━━ Stored data
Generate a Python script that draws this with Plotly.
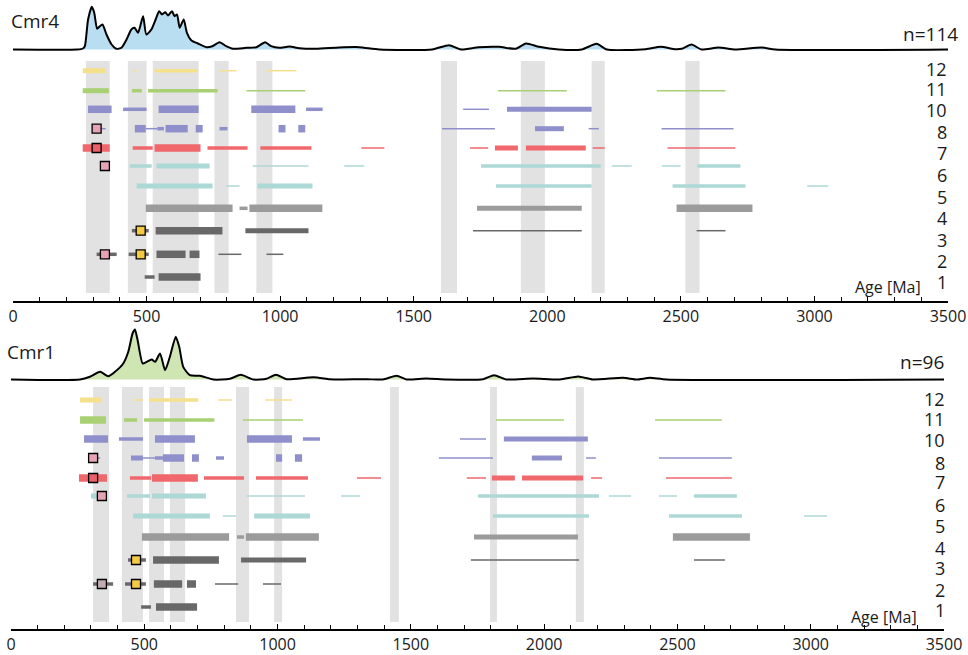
import plotly.graph_objects as go

W, H = 968, 655
FONT = "Open Sans"

# ---------------- data ----------------
ROW_NAMES = ["12", "11", "10", "8", "7", "6", "5", "4", "3", "2", "1"]
ROW_COLORS = ["#f5e08c", "#a9d072", "#8f90cb", "#8f90cb", "#f0676c", "#acd8d6",
              "#acd8d6", "#9b9b9b", "#686868", "#686868", "#686868"]
TICK_LABELS = ["0", "500", "1000", "1500", "2000", "2500", "3000", "3500"]

# density curves (age Ma, relative height)
CMR4_DENS_AGE = [0, 240, 262, 269, 281, 295, 304, 315, 324, 335, 350, 369, 387, 406, 425, 443, 455,
                 468, 487, 499, 518, 534, 547, 558, 570, 580, 595, 605, 614, 624, 639, 651, 667, 692,
                 724, 746, 773, 798, 823, 874, 911, 944, 966, 997, 1035, 1072, 1134, 1221, 1296,
                 1371, 1569, 1632, 1677, 1744, 1819, 1882, 1920, 1969, 2043, 2129, 2185, 2223, 2368,
                 2424, 2480, 2503, 2540, 2577, 2641, 2704, 2802, 2854, 3500]
CMR4_DENS_VAL = [0, 0, 1, 3.3, 30, 42.7, 36.7, 20.7, 23, 25, 15, 5, 0.7, 1.7, 10, 20, 21.7,
                 16.7, 33.3, 15, 20, 30, 38.3, 35, 37.3, 34, 38.3, 33.3, 35, 21.7, 30, 16.7, 9.3, 6,
                 2.3, 3.3, 7.3, 3.3, 0.7, 1.7, 2.3, 7.3, 3.3, 1.7, 3, 1.3, 0.7, 2, 2.3,
                 0, 0, 4.3, 0, 2.3, 2.7, 0.7, 6, 2.7, 0, 0, 5.7, 0, 0.3,
                 2.7, 0.3, 0.7, 5, 0, 2, 0, 2, 0, 0]
CMR1_DENS_AGE = [0, 259, 296, 334, 365, 390, 421, 440, 456, 465, 475, 494, 509, 528, 541, 559, 578,
                 596, 618, 631, 646, 671, 709, 759, 821, 862, 909, 959, 994, 1034, 1134, 1196,
                 1234, 1335, 1395, 1447, 1484, 1559, 1634, 1771, 1812, 1859, 1958, 2059, 2128,
                 2183, 2296, 2348, 2397, 2459, 3500]
CMR1_DENS_VAL = [0, 0, 2.7, 7.7, 3.3, 7.7, 16, 27.7, 46, 50, 39.3, 16, 17.7, 20, 17.7, 26, 9.3,
                 22.7, 42.7, 32.7, 12.7, 4.3, 3.7, 0, 0.7, 4.7, 0, 0.7, 4.7, 0.3, 2.3, 0.3,
                 0, 0.3, 0, 3.7, 0, 1, 0, 0.3, 4.3, 0, 1, 0, 3,
                 0, 1.7, 0, 1.7, 0, 0]

# age segments per row: (start Ma, end Ma, weight level 1..4)
CMR4_R12 = [(261, 347, 3), (450, 463, 1), (530, 691, 2), (770, 837, 1), (948, 1061, 1)]
CMR4_R11 = [(261, 359, 3), (445, 482, 2), (505, 766, 2), (874, 1094, 1), (1815, 2073, 1), (2410, 2667, 1)]
CMR4_R10 = [(281, 369, 4), (412, 500, 2), (545, 695, 4), (892, 1057, 4), (1097, 1159, 2), (1685, 1782, 1),
            (1849, 2166, 3)]
CMR4_R8 = [(325, 347, 1), (456, 497, 4), (497, 540, 1), (540, 565, 2), (571, 654, 4), (684, 710, 4),
           (773, 803, 2), (994, 1020, 4), (1068, 1094, 4), (1606, 1804, 1), (1954, 2062, 3),
           (2155, 2193, 1), (2428, 2697, 1)]
CMR4_R7 = [(261, 362, 4), (448, 523, 2), (530, 702, 4), (728, 878, 2), (926, 1117, 2), (1304, 1390, 1),
           (1711, 1778, 1), (1804, 1890, 3), (1920, 2144, 3), (2170, 2215, 1), (2450, 2704, 1)]
CMR4_R6 = [(330, 352, 1), (437, 519, 2), (537, 736, 3), (897, 1106, 1), (1240, 1315, 1), (1752, 2200, 2),
           (2241, 2316, 1), (2428, 2499, 1), (2562, 2723, 2)]
CMR4_R5 = [(463, 747, 3), (799, 848, 1), (915, 1121, 3), (1808, 2166, 2), (2469, 2742, 2), (2973, 3052, 1)]
CMR4_R4 = [(497, 822, 4), (848, 878, 2), (885, 1158, 4), (1737, 2129, 3), (2484, 2768, 4)]
CMR4_R3 = [(445, 508, 2), (534, 784, 4), (870, 1106, 3), (1722, 2129, 1), (2559, 2667, 1)]
CMR4_R2 = [(313, 388, 2), (433, 508, 2), (537, 646, 4), (661, 698, 4), (769, 855, 1), (949, 1012, 1)]
CMR4_R1 = [(493, 530, 2), (545, 702, 4)]

CMR1_R12 = [(259, 341, 3), (458, 496, 1), (521, 703, 2), (777, 829, 1), (953, 1054, 1)]
CMR1_R11 = [(259, 356, 4), (424, 473, 2), (499, 763, 2), (870, 1095, 1), (1819, 2074, 1), (2416, 2667, 1)]
CMR1_R10 = [(274, 364, 4), (405, 495, 2), (540, 690, 4), (885, 1054, 4), (1095, 1159, 2), (1684, 1782, 1),
            (1849, 2164, 3)]
CMR1_R8 = [(320, 335, 1), (450, 495, 3), (495, 540, 1), (540, 570, 2), (570, 649, 4), (679, 705, 4),
           (769, 799, 2), (994, 1017, 4), (1065, 1092, 4), (1605, 1808, 1), (1954, 2067, 3),
           (2157, 2194, 1), (2431, 2704, 1)]
CMR1_R7 = [(255, 360, 4), (446, 525, 2), (529, 701, 4), (724, 874, 2), (919, 1114, 2), (1298, 1388, 1),
           (1710, 1782, 1), (1804, 1890, 3), (1917, 2146, 3), (2176, 2217, 1), (2457, 2704, 1)]
CMR1_R6 = [(300, 360, 3), (435, 521, 2), (529, 731, 3), (885, 1103, 1), (1238, 1309, 1), (1752, 2206, 2),
           (2243, 2326, 1), (2431, 2498, 1), (2562, 2723, 2)]
CMR1_R5 = [(458, 746, 3), (795, 844, 1), (912, 1122, 3), (1808, 2168, 2), (2468, 2742, 2), (2975, 3061, 1)]
CMR1_R4 = [(491, 818, 4), (848, 874, 2), (881, 1155, 4), (1737, 2127, 3), (2483, 2772, 4)]
CMR1_R3 = [(439, 506, 2), (533, 780, 4), (863, 1107, 3), (1725, 2131, 1), (2562, 2678, 1)]
CMR1_R2 = [(308, 383, 2), (428, 506, 2), (536, 642, 4), (660, 694, 4), (765, 852, 1), (945, 1013, 1)]
CMR1_R1 = [(488, 525, 2), (544, 698, 4)]

# grey age bands (start, end)
CMR4_BANDS = [(273, 362), (430, 500), (523, 695), (754, 807), (911, 971), (1602, 1662),
              (1901, 1991), (2166, 2215), (2517, 2570)]
CMR1_BANDS = [(308, 368), (416, 495), (518, 574), (596, 653), (844, 893), (987, 1017),
              (1422, 1455), (1797, 1823), (2119, 2149)]

# square markers: (row, age, kind)
CMR4_MARKS = [("8", 313, "pink"), ("7", 313, "red"), ("6", 344, "pink"), ("3", 478, "yellow"),
              ("2", 344, "pink"), ("2", 478, "yellow")]
CMR1_MARKS = [("8", 308, "pink"), ("7", 308, "red"), ("6", 341, "pink"), ("3", 469, "yellow"),
              ("2", 341, "mauve"), ("2", 469, "yellow")]

# ---------------- styling / layout constants ----------------
LEVEL_W = {1: 1.5, 2: 3.5, 3: 5.0, 4: 7.5}
MARK_COL = {"pink": "#e6a3b4", "red": "#e9606a", "yellow": "#f6c945", "mauve": "#c2aab5"}

PANELS = [
    dict(name="Cmr4", n="n=114", x="x", yd="y", yr="y2",
         dens=(CMR4_DENS_AGE, CMR4_DENS_VAL), fill="#b9def1",
         rows=[CMR4_R12, CMR4_R11, CMR4_R10, CMR4_R8, CMR4_R7, CMR4_R6, CMR4_R5, CMR4_R4,
               CMR4_R3, CMR4_R2, CMR4_R1],
         bands=CMR4_BANDS, marks=CMR4_MARKS,
         row_pos=[70.7, 90.7, 109.3, 128.7, 148, 166, 186, 208.3, 230.7, 254.3, 277],
         lab_pos=[69, 89, 110, 132, 153, 175, 197, 218, 240, 261, 282],
         band_y=(61, 293), lab_x=948, age_pos=(922, 287),
         title_pos=(10, 21), n_pos=(959, 34)),
    dict(name="Cmr1", n="n=96", x="x2", yd="y3", yr="y4",
         dens=(CMR1_DENS_AGE, CMR1_DENS_VAL), fill="#cfe6b3",
         rows=[CMR1_R12, CMR1_R11, CMR1_R10, CMR1_R8, CMR1_R7, CMR1_R6, CMR1_R5, CMR1_R4,
               CMR1_R3, CMR1_R2, CMR1_R1],
         bands=CMR1_BANDS, marks=CMR1_MARKS,
         row_pos=[400, 420, 439, 458, 478, 496, 516, 537, 560, 584, 607],
         lab_pos=[399, 419, 440, 463, 482, 505, 526, 548, 568, 590, 610],
         band_y=(387, 622), lab_x=946, age_pos=(918, 617),
         title_pos=(6, 352), n_pos=(945, 362)),
]

fig = go.Figure()
shapes, annotations = [], []

for p in PANELS:
    # density curve
    ages, vals = p["dens"]
    fig.add_trace(go.Scatter(x=ages, y=vals, mode="lines", xaxis=p["x"], yaxis=p["yd"],
                             line=dict(color="black", width=2, shape="spline", smoothing=0.6),
                             fill="tozeroy", fillcolor=p["fill"], hoverinfo="skip",
                             showlegend=False))
    # bands
    for b0, b1 in p["bands"]:
        shapes.append(dict(type="rect", xref=p["x"], yref=p["yr"], x0=b0, x1=b1,
                           y0=p["band_y"][0], y1=p["band_y"][1], fillcolor="#e2e2e2",
                           line=dict(width=0), layer="below"))
    # row segments
    for ri, segs in enumerate(p["rows"]):
        ypos = p["row_pos"][ri]
        for lvl in (1, 2, 3, 4):
            xs, ys = [], []
            for s, e, l in segs:
                if l == lvl:
                    xs += [s, e, None]
                    ys += [ypos, ypos, None]
            if xs:
                fig.add_trace(go.Scatter(x=xs, y=ys, mode="lines", xaxis=p["x"], yaxis=p["yr"],
                                         line=dict(color=ROW_COLORS[ri], width=LEVEL_W[lvl]),
                                         hoverinfo="skip", showlegend=False))
        annotations.append(dict(text=ROW_NAMES[ri], xref="paper", yref=p["yr"],
                                x=p["lab_x"] / W, y=p["lab_pos"][ri], xanchor="right",
                                yanchor="middle", showarrow=False, borderpad=0,
                                font=dict(family=FONT, size=18, color="#1a1a1a")))
    # markers
    for kind in ("pink", "red", "yellow", "mauve"):
        mx = [a for r, a, k in p["marks"] if k == kind]
        my = [p["row_pos"][ROW_NAMES.index(r)] for r, a, k in p["marks"] if k == kind]
        if mx:
            fig.add_trace(go.Scatter(x=mx, y=my, mode="markers", xaxis=p["x"], yaxis=p["yr"],
                                     marker=dict(symbol="square", size=9, color=MARK_COL[kind],
                                                 line=dict(color="black", width=1.3)),
                                     hoverinfo="skip", showlegend=False))
    annotations.append(dict(text="Age [Ma]", xref="paper", yref=p["yr"], x=p["age_pos"][0] / W,
                            y=p["age_pos"][1], xanchor="right", yanchor="middle", showarrow=False,
                            borderpad=0, font=dict(family=FONT, size=16, color="#1a1a1a")))
    annotations.append(dict(text=p["name"], xref="paper", yref="paper", x=p["title_pos"][0] / W,
                            y=1 - p["title_pos"][1] / H, xanchor="left", yanchor="middle",
                            showarrow=False, borderpad=0,
                            font=dict(family=FONT, size=19, color="#1a1a1a")))
    annotations.append(dict(text=p["n"], xref="paper", yref="paper", x=p["n_pos"][0] / W,
                            y=1 - p["n_pos"][1] / H, xanchor="right", yanchor="middle",
                            showarrow=False, borderpad=0,
                            font=dict(family=FONT, size=19, color="#1a1a1a")))


def xax(domain, anchor):
    return dict(domain=domain, anchor=anchor, range=[0, 3500], showgrid=False, zeroline=False,
                automargin=False, showline=True, linecolor="black", linewidth=1.5,
                tickmode="array", tickvals=[int(t) for t in TICK_LABELS], ticktext=TICK_LABELS,
                ticks="inside", ticklen=5, tickwidth=1.2, tickcolor="black",
                minor=dict(tickmode="linear", tick0=0, dtick=100, ticks="inside", ticklen=4,
                           tickwidth=1, tickcolor="black"),
                tickfont=dict(family=FONT, size=16, color="#1a1a1a"), fixedrange=True)


def yax(domain, rng):
    return dict(domain=domain, range=rng, visible=False, showgrid=False, zeroline=False,
                automargin=False, fixedrange=True)


fig.update_layout(
    template="none",
    width=W, height=H, margin=dict(l=0, r=0, t=0, b=0, pad=0), autosize=False,
    paper_bgcolor="white", plot_bgcolor="white",
    xaxis=xax([13 / W, 948 / W], "y2"),
    xaxis2=xax([11 / W, 944 / W], "y4"),
    yaxis=yax([1 - 52 / H, 1 - 3 / H], [-2.5, 46.5]),
    yaxis2=yax([1 - 301 / H, 1 - 55 / H], [301, 55]),
    yaxis3=yax([1 - 382 / H, 1 - 325 / H], [-2.5, 54.5]),
    yaxis4=yax([1 - 629 / H, 1 - 385 / H], [629, 385]),
    shapes=shapes, annotations=annotations,
)

fig.write_html("out.html", config={"displayModeBar": False},
               post_script="document.body.style.margin='0px';document.body.style.overflow='hidden';")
━━━━
■ **Problem**:
Return only the lines running from the top of the data to the line that holds "0, 1.7, 0, 1.7, 0, 0]". Include both of those lines, but skip the pictures.

■ **Complete answer**:
Generate a Python script that draws this with Plotly.
import plotly.graph_objects as go

W, H = 968, 655
FONT = "Open Sans"

# ---------------- data ----------------
ROW_NAMES = ["12", "11", "10", "8", "7", "6", "5", "4", "3", "2", "1"]
ROW_COLORS = ["#f5e08c", "#a9d072", "#8f90cb", "#8f90cb", "#f0676c", "#acd8d6",
              "#acd8d6", "#9b9b9b", "#686868", "#686868", "#686868"]
TICK_LABELS = ["0", "500", "1000", "1500", "2000", "2500", "3000", "3500"]

# density curves (age Ma, relative height)
CMR4_DENS_AGE = [0, 240, 262, 269, 281, 295, 304, 315, 324, 335, 350, 369, 387, 406, 425, 443, 455,
                 468, 487, 499, 518, 534, 547, 558, 570, 580, 595, 605, 614, 624, 639, 651, 667, 692,
                 724, 746, 773, 798, 823, 874, 911, 944, 966, 997, 1035, 1072, 1134, 1221, 1296,
                 1371, 1569, 1632, 1677, 1744, 1819, 1882, 1920, 1969, 2043, 2129, 2185, 2223, 2368,
                 2424, 2480, 2503, 2540, 2577, 2641, 2704, 2802, 2854, 3500]
CMR4_DENS_VAL = [0, 0, 1, 3.3, 30, 42.7, 36.7, 20.7, 23, 25, 15, 5, 0.7, 1.7, 10, 20, 21.7,
                 16.7, 33.3, 15, 20, 30, 38.3, 35, 37.3, 34, 38.3, 33.3, 35, 21.7, 30, 16.7, 9.3, 6,
                 2.3, 3.3, 7.3, 3.3, 0.7, 1.7, 2.3, 7.3, 3.3, 1.7, 3, 1.3, 0.7, 2, 2.3,
                 0, 0, 4.3, 0, 2.3, 2.7, 0.7, 6, 2.7, 0, 0, 5.7, 0, 0.3,
                 2.7, 0.3, 0.7, 5, 0, 2, 0, 2, 0, 0]
CMR1_DENS_AGE = [0, 259, 296, 334, 365, 390, 421, 440, 456, 465, 475, 494, 509, 528, 541, 559, 578,
                 596, 618, 631, 646, 671, 709, 759, 821, 862, 909, 959, 994, 1034, 1134, 1196,
                 1234, 1335, 1395, 1447, 1484, 1559, 1634, 1771, 1812, 1859, 1958, 2059, 2128,
                 2183, 2296, 2348, 2397, 2459, 3500]
CMR1_DENS_VAL = [0, 0, 2.7, 7.7, 3.3, 7.7, 16, 27.7, 46, 50, 39.3, 16, 17.7, 20, 17.7, 26, 9.3,
                 22.7, 42.7, 32.7, 12.7, 4.3, 3.7, 0, 0.7, 4.7, 0, 0.7, 4.7, 0.3, 2.3, 0.3,
                 0, 0.3, 0, 3.7, 0, 1, 0, 0.3, 4.3, 0, 1, 0, 3,
                 0, 1.7, 0, 1.7, 0, 0]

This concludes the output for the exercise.